Wednesday, 14 September 2016
Child Sexual Abuse
That the Senate—
(a) recognises that:
(ii) the report recommended:
(A) the establishment of a single national redress scheme as preferable to state-based schemes,
(B) the institution in which the abuse occurred should fund redress,
(C) that state, territory and Commonwealth governments should act as funders of last resort, and
(D) that a single national redress scheme, or state-based schemes, should be in place by 1 July 2017;
(b) notes that:
(i) the Coalition has not yet committed to providing funding of last resort, and
(ii) less than a year from the recommended start date, there is no clear plan for national redress scheme; and
(c) calls on the Coalition to commit meaningfully to a national redress scheme, with the Commonwealth Government providing funding of last resort.

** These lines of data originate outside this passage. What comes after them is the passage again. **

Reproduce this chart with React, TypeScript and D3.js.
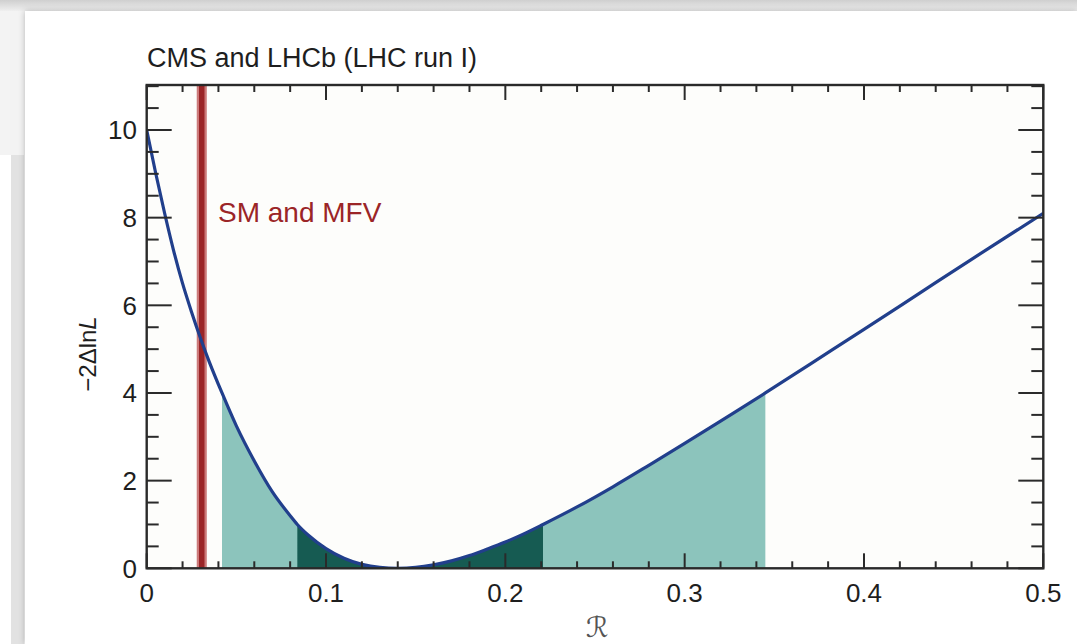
import React from 'react';
import * as d3 from 'd3';

// Likelihood scan: R vs -2ΔlnL
const rValues = [0, 0.005, 0.01, 0.015, 0.02, 0.025, 0.03, 0.035, 0.042, 0.05, 0.06, 0.07, 0.08, 0.084, 0.09, 0.1, 0.11, 0.12, 0.13, 0.14, 0.15, 0.16, 0.17, 0.18, 0.19, 0.2, 0.21, 0.221, 0.24, 0.26, 0.28, 0.3, 0.32, 0.345, 0.37, 0.4, 0.43, 0.46, 0.5];
const nllValues = [10.0, 9.02, 8.1, 7.25, 6.5, 5.85, 5.25, 4.7, 4.0, 3.25, 2.45, 1.75, 1.2, 1.0, 0.76, 0.45, 0.23, 0.09, 0.02, 0, 0.02, 0.08, 0.17, 0.29, 0.44, 0.6, 0.78, 1.0, 1.4, 1.86, 2.35, 2.85, 3.36, 4.0, 4.66, 5.45, 6.25, 7.05, 8.1];

const oneSigma = [0.084, 0.221];
const twoSigma = [0.042, 0.345];
const smBand = [0.0279, 0.0335];
const smValue = 0.0307;

const xMajorTicks = [0, 0.1, 0.2, 0.3, 0.4, 0.5];
const xTickLabels = ['0', '0.1', '0.2', '0.3', '0.4', '0.5'];
const yMajorTicks = [0, 2, 4, 6, 8, 10];
const yTickLabels = ['0', '2', '4', '6', '8', '10'];

const titleText = 'CMS and LHCb (LHC run I)';
const smLabel = 'SM and MFV';

const W = 1077;
const H = 644;
const L = 146.7, R = 1043.3, T = 85, B = 568.3;

export default function App() {
  const x = d3.scaleLinear().domain([0, 0.5]).range([L, R]);
  const y = d3.scaleLinear().domain([0, 11]).range([B, B - 11 * 43.83]);
  const pts = rValues.map((r, i) => ({ r, v: nllValues[i] }));
  const line = d3.line<{ r: number; v: number }>().x(d => x(d.r)).y(d => y(d.v)).curve(d3.curveMonotoneX);
  const area = d3.area<{ r: number; v: number }>().x(d => x(d.r)).y0(y(0)).y1(d => y(d.v)).curve(d3.curveMonotoneX);
  const sub = (a: number, b: number) => pts.filter(p => p.r >= a - 1e-9 && p.r <= b + 1e-9);

  const xMinor = d3.range(0, 0.5001, 0.02).filter(t => !xMajorTicks.some(m => Math.abs(m - t) < 1e-6));
  const yMinor = d3.range(0, 11.001, 0.5).filter(t => !yMajorTicks.some(m => Math.abs(m - t) < 1e-6));
  const axisColor = '#2a2a2a';
  const font = '"Liberation Sans", Arial, Helvetica, sans-serif';

  return (
    <svg width={W} height={H} style={{ position: 'absolute', left: 0, top: 0 }} fontFamily={font}>
      <defs>
        <linearGradient id="topg" x1="0" y1="0" x2="0" y2="1">
          <stop offset="0" stopColor="#cfcfcf" />
          <stop offset="1" stopColor="#efefef" />
        </linearGradient>
        <filter id="shadow" x="-5%" y="-5%" width="110%" height="110%">
          <feDropShadow dx="0" dy="0" stdDeviation="3" floodColor="#000" floodOpacity="0.25" />
        </filter>
        <clipPath id="plotclip">
          <rect x={L} y={T} width={R - L} height={B - T} />
        </clipPath>
      </defs>
      <rect x={0} y={0} width={W} height={H} fill="#f3f3f3" />
      <rect x={0} y={0} width={W} height={11} fill="url(#topg)" />
      <rect x={0} y={155} width={11} height={H - 155} fill="#ffffff" />
      <rect x={11} y={155} width={13} height={H - 155} fill="#e2e2e2" />
      <rect x={25} y={11} width={W - 25} height={H - 11} fill="#ffffff" filter="url(#shadow)" />
      <rect x={L} y={T} width={R - L} height={B - T} fill="#fdfdfb" />

      <g clipPath="url(#plotclip)">
        <path d={area(sub(twoSigma[0], twoSigma[1])) || ''} fill="#8cc4bc" />
        <path d={area(sub(oneSigma[0], oneSigma[1])) || ''} fill="#165b52" />
        <rect x={x(smBand[0])} y={T} width={x(smBand[1]) - x(smBand[0])} height={B - T} fill="#cc7a7a" />
        <line x1={x(smValue)} x2={x(smValue)} y1={T} y2={B} stroke="#9b2527" strokeWidth={5.5} />
      </g>
      <path d={line(pts) || ''} fill="none" stroke="#213f8c" strokeWidth={3.2} clipPath="url(#plotclip)" />

      {/* ticks */}
      <g stroke={axisColor} strokeWidth={2}>
        {xMajorTicks.map(t => (
          <g key={'xm' + t}>
            <line x1={x(t)} x2={x(t)} y1={B} y2={B - 15} />
            <line x1={x(t)} x2={x(t)} y1={T} y2={T + 15} />
          </g>
        ))}
        {xMinor.map(t => (
          <g key={'xn' + t}>
            <line x1={x(t)} x2={x(t)} y1={B} y2={B - 7} />
            <line x1={x(t)} x2={x(t)} y1={T} y2={T + 7} />
          </g>
        ))}
        {yMajorTicks.map(t => (
          <g key={'ym' + t}>
            <line x1={L} x2={L + 25} y1={y(t)} y2={y(t)} />
            <line x1={R} x2={R - 25} y1={y(t)} y2={y(t)} />
          </g>
        ))}
        {yMinor.map(t => (
          <g key={'yn' + t}>
            <line x1={L} x2={L + 12} y1={y(t)} y2={y(t)} />
            <line x1={R} x2={R - 12} y1={y(t)} y2={y(t)} />
          </g>
        ))}
      </g>
      <rect x={L} y={T} width={R - L} height={B - T} fill="none" stroke={axisColor} strokeWidth={2.4} />

      {/* tick labels */}
      <g fontSize={26} fill="#1e1e1e">
        {xMajorTicks.map((t, i) => (
          <text key={'xl' + t} x={x(t)} y={602} textAnchor="middle">{xTickLabels[i]}</text>
        ))}
        {yMajorTicks.map((t, i) => (
          <text key={'yl' + t} x={137} y={y(t) + 9.3} textAnchor="end">{yTickLabels[i]}</text>
        ))}
      </g>

      <text x={147} y={67} fontSize={27} fill="#1e1e1e">{titleText}</text>
      <text x={218} y={222} fontSize={28} fill="#9b2527">{smLabel}</text>

      <text transform="translate(96,354) rotate(-90)" textAnchor="middle" fontSize={24} fill="#1e1e1e">
        −2Δln<tspan fontStyle="italic">L</tspan>
      </text>
      <text x={597} y={637} textAnchor="middle" fontSize={28} fill="#555" fontFamily='"DejaVu Sans", sans-serif'>ℛ</text>
    </svg>
  );
}
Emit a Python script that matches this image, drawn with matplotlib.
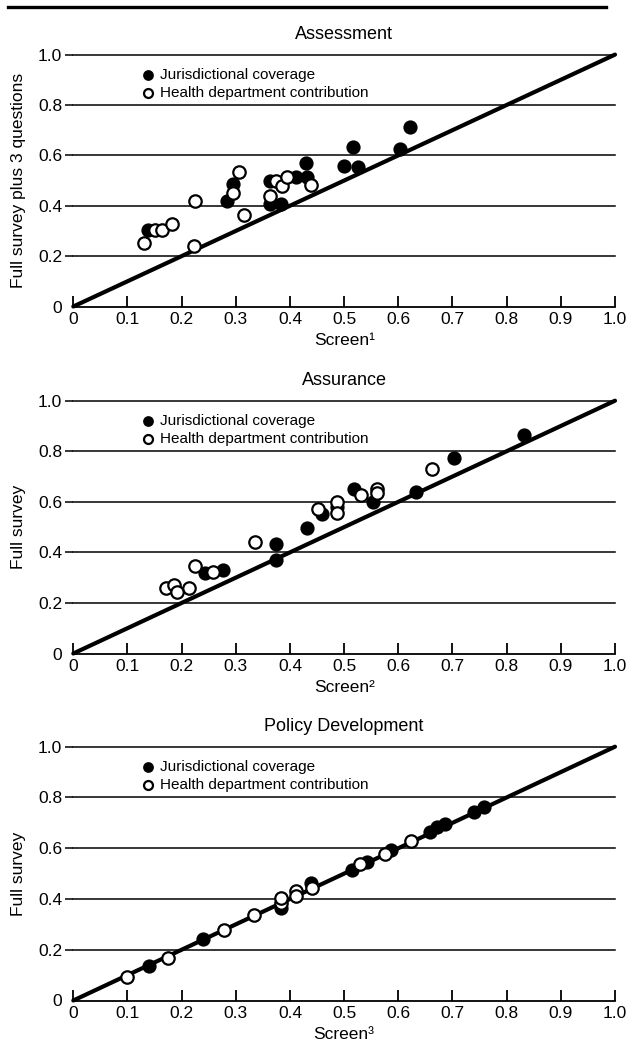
import matplotlib.pyplot as plt

plt.rcParams['font.family'] = ['Liberation Sans', 'DejaVu Sans']

# Assessment
a_jur_x = [0.138, 0.283, 0.295, 0.364, 0.364, 0.383, 0.412, 0.430, 0.431, 0.500, 0.517, 0.525, 0.603, 0.622]
a_jur_y = [0.305, 0.419, 0.485, 0.498, 0.406, 0.406, 0.514, 0.571, 0.514, 0.558, 0.632, 0.553, 0.624, 0.712]
a_hd_x = [0.131, 0.151, 0.163, 0.183, 0.223, 0.225, 0.295, 0.306, 0.315, 0.364, 0.374, 0.385, 0.394, 0.439]
a_hd_y = [0.253, 0.305, 0.305, 0.326, 0.240, 0.419, 0.452, 0.534, 0.365, 0.440, 0.498, 0.477, 0.516, 0.481]

# Assurance
s_jur_x = [0.243, 0.277, 0.374, 0.374, 0.432, 0.460, 0.487, 0.518, 0.553, 0.633, 0.702, 0.832]
s_jur_y = [0.318, 0.331, 0.370, 0.432, 0.496, 0.552, 0.581, 0.651, 0.601, 0.637, 0.773, 0.865]
s_hd_x = [0.171, 0.185, 0.192, 0.214, 0.225, 0.257, 0.335, 0.452, 0.487, 0.487, 0.532, 0.560, 0.560, 0.662]
s_hd_y = [0.258, 0.271, 0.245, 0.258, 0.348, 0.324, 0.440, 0.571, 0.601, 0.555, 0.628, 0.651, 0.634, 0.731]

# Policy Development
p_jur_x = [0.140, 0.239, 0.383, 0.438, 0.514, 0.542, 0.586, 0.658, 0.671, 0.686, 0.740, 0.758]
p_jur_y = [0.134, 0.242, 0.365, 0.461, 0.514, 0.546, 0.593, 0.665, 0.682, 0.695, 0.744, 0.761]
p_hd_x = [0.099, 0.174, 0.279, 0.333, 0.383, 0.383, 0.411, 0.412, 0.440, 0.529, 0.575, 0.623]
p_hd_y = [0.094, 0.167, 0.279, 0.336, 0.385, 0.405, 0.431, 0.411, 0.442, 0.537, 0.576, 0.629]

titles = ['Assessment', 'Assurance', 'Policy Development']
ylabels = ['Full survey plus 3 questions', 'Full survey', 'Full survey']
xlabels = ['Screen\u00b9', 'Screen\u00b2', 'Screen\u00b3']
xticks = [0, 0.1, 0.2, 0.3, 0.4, 0.5, 0.6, 0.7, 0.8, 0.9, 1.0]
xticklabels = ['0', '0.1', '0.2', '0.3', '0.4', '0.5', '0.6', '0.7', '0.8', '0.9', '1.0']
yticks = [0, 0.2, 0.4, 0.6, 0.8, 1.0]
yticklabels = ['0', '0.2', '0.4', '0.6', '0.8', '1.0']

data = [(a_jur_x, a_jur_y, a_hd_x, a_hd_y),
        (s_jur_x, s_jur_y, s_hd_x, s_hd_y),
        (p_jur_x, p_jur_y, p_hd_x, p_hd_y)]

fig = plt.figure(figsize=(6.38, 10.60), dpi=100)
W, H = 638, 1060
left, right = 73.3, 615
panels = [(54.6, 306.5), (400.7, 653.5), (746.7, 1000.5)]  # top, bottom in px

# rule across the top of the figure
fig.add_artist(plt.Line2D([0.012, 0.95], [1 - 7 / H, 1 - 7 / H], color='black', lw=2.4))

for i, (top, bot) in enumerate(panels):
    ax = fig.add_axes([left / W, 1 - bot / H, (right - left) / W, (bot - top) / H])
    jx, jy, hx, hy = data[i]
    for yv in yticks[1:]:
        ax.axhline(yv, color='black', lw=1.1, zorder=1, clip_on=False)
    ax.plot([0, 1], [0, 1], color='black', lw=3, zorder=2, clip_on=False, solid_capstyle='round')
    ax.scatter(jx, jy, s=80, facecolor='black', edgecolor='black', linewidths=1.3, zorder=3,
               label='Jurisdictional coverage', clip_on=False)
    ax.scatter(hx, hy, s=80, facecolor='white', edgecolor='black', linewidths=1.6, zorder=4,
               label='Health department contribution', clip_on=False)
    ax.set_xlim(0, 1)
    ax.set_ylim(0, 1)
    for s in ['top', 'right', 'left']:
        ax.spines[s].set_visible(False)
    ax.spines['bottom'].set_linewidth(1.3)
    ax.set_xticks(xticks)
    ax.set_xticklabels(xticklabels, fontsize=12.5)
    ax.set_yticks(yticks)
    ax.set_yticklabels(yticklabels, fontsize=12.5)
    ax.tick_params(axis='x', direction='in', length=8, width=1.3, pad=4)
    ax.tick_params(axis='y', direction='out', length=6, width=1.1, pad=2)
    ax.yaxis.get_major_ticks()[0].tick1line.set_visible(False)
    ax.set_title(titles[i], fontsize=13, pad=11)
    ax.set_xlabel(xlabels[i], fontsize=12.5, labelpad=4)
    ax.set_ylabel(ylabels[i], fontsize=12.5)
    ax.yaxis.set_label_coords(-0.088, 0.5)
    ax.legend(loc='upper left', bbox_to_anchor=(0.113, 0.978), frameon=False, fontsize=11,
              handlelength=0.8, handletextpad=0.4, labelspacing=0.25, borderpad=0,
              markerscale=0.72)

fig.savefig('out.png', dpi=100)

The government is committed to ensuring redress is provided for survivors of institutional child sexual abuse by the responsible institutions. Survivors have waited for many years for the justice so wrongly denied them by their abusers. The royal commission expressly acknowledged that its preferred option for delivering that justice, a single national scheme, might not be achievable in the time frame acceptable to survivors or indeed to all Australians who have been outraged by the heinous abuse inflicted on children. Discussions which the Commonwealth has led with states and territories have shown that national consistency can only be achieved sufficiently swiftly through a nationally consistent approach. This aligns with the commission's alternative recommendation. The Commonwealth will therefore continue to work towards agreement on a nationally consistent approach to redress.